The problem is that history suggests when prices get this high relative to earnings the danger to investors rises precipitously. Yellen held that back. Given the expanding multiples investors are paying, the market is starting to trade beyond what's justified by the fundamentals. When the market gets this expensive, emotions play a bigger and bigger role in how high stock prices can ultimately go. This isn't exactly the most stable of foundations with which to build an investment strategy. 

Is there any other valuations measure that can help us determine where we really are?

Help comes from the land down under, where Daniel J. Want, analytics director at Prerequisite Capital Management in Queensland, Australia, has taken Shiller's CAPE and further refined it (although he doesn't take original credit for the idea, saying he's forgotten where he originally saw it). As highlighted by Tom McClellan of the McClellan Market Report, Want has taken the CAPE and divided it by corporate bond yields, specifically the Moody's Baa yield.

The genius is in this is that it further trims the volatility of the CAPE and gives us an easier to understand message: By this measure, stock valuations have returned to heights associated with major market peaks:

In McClellan's words, the magic of the modified CAPE/Baa ratio is that it "seems to set a much more uniform ceiling for how high valuations can go." He adds that when it gets above a certain level the indicator says the market "is really getting to the edge, and is near a major price top." He emphasizes that this may not be an immediate problem, since the message is that we're near a major top; not necessarily at one.

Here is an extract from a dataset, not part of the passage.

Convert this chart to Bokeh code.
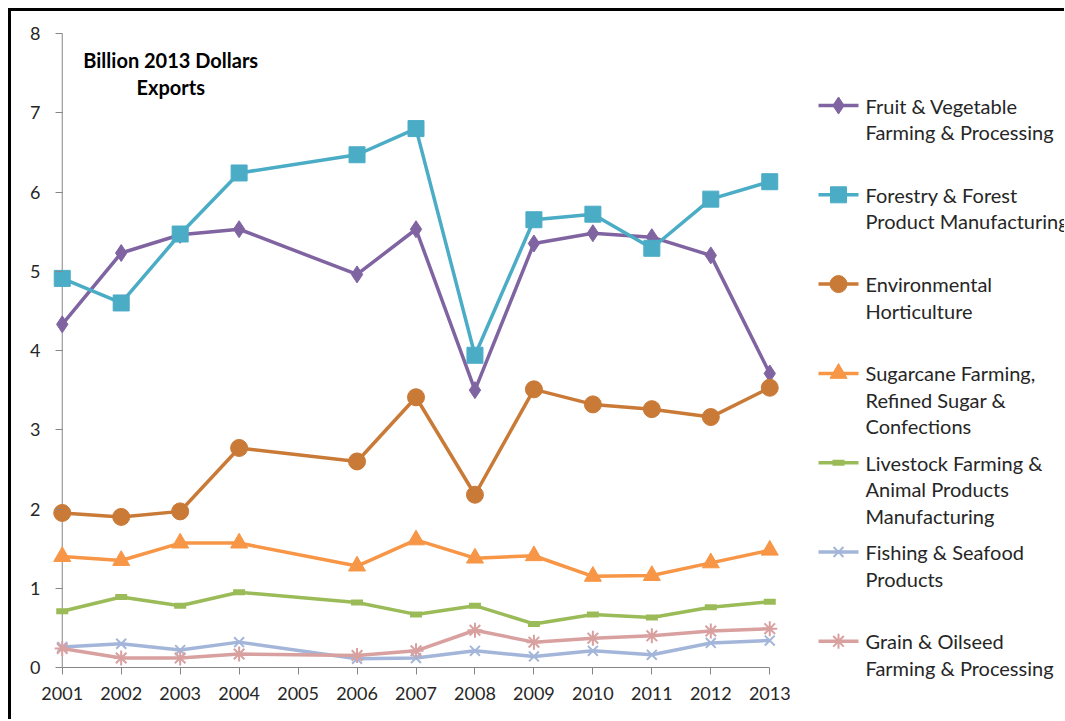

Related: The U.S. Economy Is Finally Catching Fire

So, what should investors look for as the final warning sign? A close study of the chart above reveals that stock market tops either coincide or come slightly after the final peaks in the CAPE/Baa ratio. McClellan likens the ratio to a rubber band, expanding and compressing but never going in one direction for too long. And right now, he sees the rubber band as "getting stretched really far, and that is a problem for the really long run for stock prices."

More simply, while the economy is revving up and the risk of a recession is remote, it appears that the stock market's gains for this cycle are pretty much been fully baked in.